A singular incident connected with the meteors of 1872 has now to be recounted. The late Professor Klinkerfues, who had observed them very completely at Göttingen, was led to believe that not merely the débris strewn along its path, but the comet itself must have been in immediate proximity to the earth during their appearance.[1226] If so, it might be possible, he thought, to descry it as it retreated in the diametrically opposite direction from that in which it had approached. On November 30, accordingly, he telegraphed to Mr. Pogson, the Madras astronomer, "Biela touched earth November 27; search near Theta Centauri"—the "anti-radiant," as it is called, being situated close to that star. Bad weather prohibited observation during thirty-six hours, but when the rain clouds broke on the morning of December 2, there a comet was, just in the indicated position. In appearance it might have passed well enough for one of the Biela twins.
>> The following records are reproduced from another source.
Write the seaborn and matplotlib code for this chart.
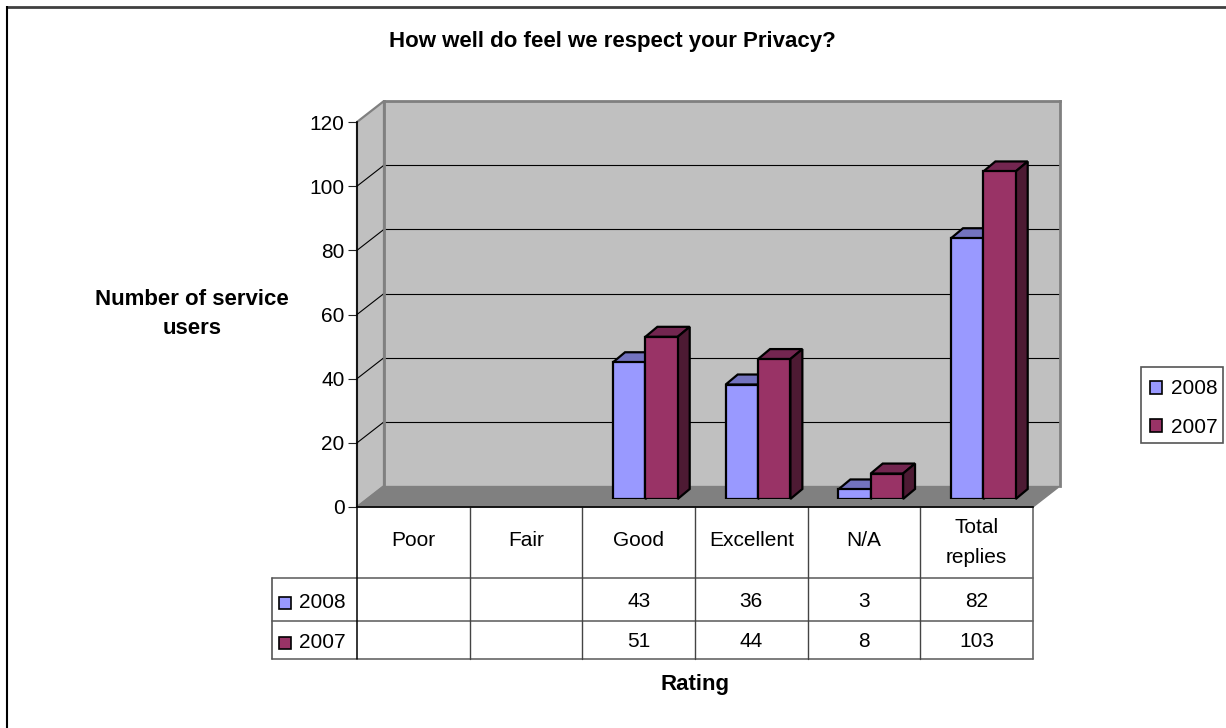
import matplotlib

matplotlib.use("Agg")

import matplotlib.pyplot as plt
import numpy as np
import pandas as pd
import seaborn as sns
from matplotlib.patches import Polygon, Rectangle
from matplotlib.transforms import IdentityTransform


WIDTH = 1226
HEIGHT = 728

RATINGS = ["Poor", "Fair", "Good", "Excellent", "N/A", "Total replies"]
YEARS = ["2008", "2007"]
VALUES_2008 = [np.nan, np.nan, 43, 36, 3, 82]
VALUES_2007 = [np.nan, np.nan, 51, 44, 8, 103]
Y_TICKS = [0, 20, 40, 60, 80, 100, 120]

TITLE = "How well do feel we respect your Privacy?"
Y_TITLE = ["Number of service", "users"]
X_TITLE = "Rating"

FRONT = {"2008": "#9999FF", "2007": "#993366"}
TOP = {"2008": "#7373BF", "2007": "#732650"}
SIDE = {"2008": "#4D4D80", "2007": "#4D1A33"}
WALL = "#C0C0C0"
FLOOR = "#808080"

# plot box in pixels: front plane, back wall and bar plane
LEFT, RIGHT, BASE, AXIS_TOP = 357, 1033, 507, 122
DEPTH_X, DEPTH_Y = 27, 21
COL_W = (RIGHT - LEFT) / len(RATINGS)
BAR_DX, BAR_BASE, BAR_SCALE = 6.7, 499, 3.18
BAR_DEPTH_X, BAR_DEPTH_Y = 12, 10
TABLE_LEFT, ROW_1, ROW_2, ROW_3 = 272, 578, 621, 659
TITLE_SIZE = 16
TABLE_SIZE = 15


def add_axes(x0, x1, y_top, y_bottom, zorder):
    ax = plt.gcf().add_axes(
        [x0 / WIDTH, 1 - y_bottom / HEIGHT, (x1 - x0) / WIDTH, (y_bottom - y_top) / HEIGHT]
    )
    ax.set_zorder(zorder)
    return ax


def draw_frame():
    frame = add_axes(0, WIDTH, 0, HEIGHT, 0)
    frame.set_xlim(0, WIDTH)
    frame.set_ylim(HEIGHT, 0)
    frame.axis("off")

    # chart border only shows on the top and left
    frame.plot([6, WIDTH], [7, 7], color="#404040", lw=2.0, solid_capstyle="butt")
    frame.plot([6.5, 6.5], [6, HEIGHT], color="black", lw=1.5, solid_capstyle="butt")

    back_left = LEFT + DEPTH_X
    back_base = BASE - DEPTH_Y
    frame.add_patch(Polygon(
        [(LEFT, BASE), (LEFT, AXIS_TOP), (back_left, AXIS_TOP - DEPTH_Y), (back_left, back_base)],
        facecolor=WALL, edgecolor=FLOOR, lw=1.6,
    ))
    frame.add_patch(Polygon(
        [(LEFT, BASE), (back_left, back_base), (RIGHT + DEPTH_X, back_base), (RIGHT, BASE)],
        facecolor=FLOOR, edgecolor=FLOOR, lw=1.0, zorder=5,
    ))
    return frame


def draw_wall():
    wall = add_axes(LEFT + DEPTH_X, RIGHT + DEPTH_X, AXIS_TOP - DEPTH_Y, BASE - DEPTH_Y, 1)
    wall.set_facecolor(WALL)
    wall.set_ylim(0, 120)
    wall.set_xticks([])
    wall.set_yticks(Y_TICKS)
    wall.tick_params(left=False, labelleft=False)
    wall.grid(axis="y", color="black", lw=0.8)
    wall.set_axisbelow(True)
    for spine in wall.spines.values():
        spine.set_color(FLOOR)
        spine.set_linewidth(2.0)
    wall.spines["bottom"].set_visible(False)


def draw_axis(frame):
    ax = add_axes(LEFT, RIGHT, AXIS_TOP, BASE, 2)
    ax.patch.set_alpha(0)
    ax.set_ylim(0, 120)
    ax.set_xlim(-0.5, len(RATINGS) - 0.5)
    ax.set_xticks([])
    ax.set_yticks(Y_TICKS)
    ax.tick_params(axis="y", left=True, length=6.5, width=0.8, pad=2.5, labelsize=15, color="#222222")
    for label in ax.get_yticklabels():
        label.set_verticalalignment("center_baseline")
    for name in ["top", "right"]:
        ax.spines[name].set_visible(False)
    ax.spines["left"].set_color("black")
    ax.spines["left"].set_linewidth(1.2)
    ax.spines["bottom"].set_color("black")
    ax.spines["bottom"].set_linewidth(1.2)

    # depth lines on the side wall
    for tick in Y_TICKS[1:-1]:
        y = BASE - (BASE - AXIS_TOP) * tick / 120
        frame.plot([LEFT, LEFT + DEPTH_X], [y, y - DEPTH_Y], color="black", lw=0.8)


def draw_bars(df):
    bar_ax = add_axes(
        LEFT + BAR_DX, RIGHT + BAR_DX, BAR_BASE - 120 * BAR_SCALE, BAR_BASE, 3
    )
    sns.barplot(
        data=df,
        x="rating",
        y="count",
        hue="year",
        order=RATINGS,
        hue_order=YEARS,
        palette=FRONT,
        saturation=1,
        width=0.574,
        gap=0,
        edgecolor="black",
        linewidth=1.6,
        legend=False,
        ax=bar_ax,
        zorder=3,
    )
    bar_ax.set_xlim(-0.5, len(RATINGS) - 0.5)
    bar_ax.set_ylim(0, 120)
    bar_ax.axis("off")

    for year, container in zip(YEARS, bar_ax.containers):
        for bar in container:
            height = bar.get_height()
            if not np.isfinite(height) or height <= 0:
                continue
            x0 = bar.get_x()
            x1 = x0 + bar.get_width()
            (px0, py0), (px1, py1) = bar_ax.transData.transform([(x0, 0), (x1, height)])
            shift = np.array([BAR_DEPTH_X, BAR_DEPTH_Y])
            top = [(px0, py1), (px1, py1), np.array((px1, py1)) + shift, np.array((px0, py1)) + shift]
            side = [(px1, py0), (px1, py1), np.array((px1, py1)) + shift, np.array((px1, py0)) + shift]
            for points, color in [(top, TOP[year]), (side, SIDE[year])]:
                bar_ax.add_patch(Polygon(
                    points, closed=True, facecolor=color, edgecolor="black", lw=1.6,
                    transform=IdentityTransform(), clip_on=False, zorder=2,
                ))


def draw_table(frame):
    for y in [ROW_1, ROW_2, ROW_3]:
        frame.plot([TABLE_LEFT, RIGHT], [y, y], color="#666666", lw=1.2)
    frame.plot([RIGHT, RIGHT], [BASE, ROW_3], color="#666666", lw=1.2)
    frame.plot([TABLE_LEFT, TABLE_LEFT], [ROW_1, ROW_3], color="#555555", lw=1.2)
    frame.plot([LEFT, LEFT], [BASE, ROW_3], color="black", lw=1.1)
    for i in range(1, len(RATINGS)):
        x = LEFT + i * COL_W
        frame.plot([x, x], [BASE, ROW_3], color="#444444", lw=1.0)

    for i, rating in enumerate(RATINGS):
        x = LEFT + (i + 0.5) * COL_W
        words = rating.split(" ")
        baselines = [533, 563] if len(words) > 1 else [546.5]
        for word, y in zip(words, baselines):
            frame.text(x, y, word, ha="center", va="baseline", fontsize=TABLE_SIZE)
        for y, values in [(607, VALUES_2008), (647, VALUES_2007)]:
            if np.isfinite(values[i]):
                frame.text(x, y, str(values[i]), ha="center", va="baseline", fontsize=TABLE_SIZE)

    for year, y, base in zip(YEARS, [603, 642.5], [607.5, 647.5]):
        frame.add_patch(Rectangle(
            (278.5, y - 6), 12, 12, facecolor=FRONT[year], edgecolor="black", lw=1.2
        ))
        frame.text(299, base, year, ha="left", va="baseline", fontsize=TABLE_SIZE)


def draw_legend(frame):
    # box drawn by hand, its padding differs per side in the original
    frame.add_patch(Rectangle(
        (1141, 367), 81.5, 76, facecolor="white", edgecolor="#555555", lw=1.2
    ))
    handles = [
        Rectangle((0, 0), 1, 1, facecolor=FRONT[year], edgecolor="black", lw=1.2)
        for year in YEARS
    ]
    frame.legend(
        handles,
        YEARS,
        loc="upper right",
        bbox_to_anchor=(1217.5 / WIDTH, 1 - 379.5 / HEIGHT),
        fontsize=TABLE_SIZE,
        frameon=False,
        handlelength=0.58,
        handleheight=0.58,
        handletextpad=0.43,
        labelspacing=0.95,
        borderpad=0,
        borderaxespad=0,
    )


def draw_titles(frame):
    frame.text(612.5, 46.5, TITLE, ha="center", va="baseline", fontsize=TITLE_SIZE, fontweight="bold")
    for line, y in zip(Y_TITLE, [305, 334]):
        frame.text(192, y, line, ha="center", va="baseline", fontsize=TITLE_SIZE, fontweight="bold")
    frame.text(695, 690, X_TITLE, ha="center", va="baseline", fontsize=TITLE_SIZE, fontweight="bold")


def main() -> None:
    sns.set_theme(style="white")
    plt.rcParams["font.family"] = ["Liberation Sans", "DejaVu Sans"]
    plt.rcParams["text.color"] = "black"
    plt.rcParams["ytick.color"] = "black"

    df = pd.DataFrame({
        "rating": RATINGS * 2,
        "year": [YEARS[0]] * len(RATINGS) + [YEARS[1]] * len(RATINGS),
        "count": VALUES_2008 + VALUES_2007,
    })

    plt.figure(figsize=(WIDTH / 100, HEIGHT / 100), dpi=100, facecolor="white")
    frame = draw_frame()
    draw_wall()
    draw_axis(frame)
    draw_bars(df)
    draw_table(frame)
    draw_legend(frame)
    draw_titles(frame)
    plt.savefig("out.png", dpi=100)
    plt.close()


if __name__ == "__main__":
    main()
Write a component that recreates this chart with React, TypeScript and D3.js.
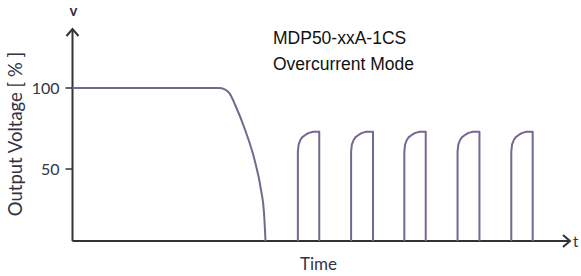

It had no tail, but a decided nucleus, and was about 45 seconds across, being thus altogether below the range of naked-eye discernment. It was again observed December 3, when a short tail was perceptible; but overcast skies supervened, and it has never since been seen. Its identity accordingly remains in doubt. It seems tolerably certain, however, that it was not the lost comet, which ought to have passed that spot twelve weeks earlier, and was subject to no conceivable disturbance capable of delaying to that extent its revolution. On the other hand, there is the strongest likelihood that it belonged to the same system[1227]—that it was a third fragment, torn from the parent-body of the Andromedes at a period anterior to our first observations of it.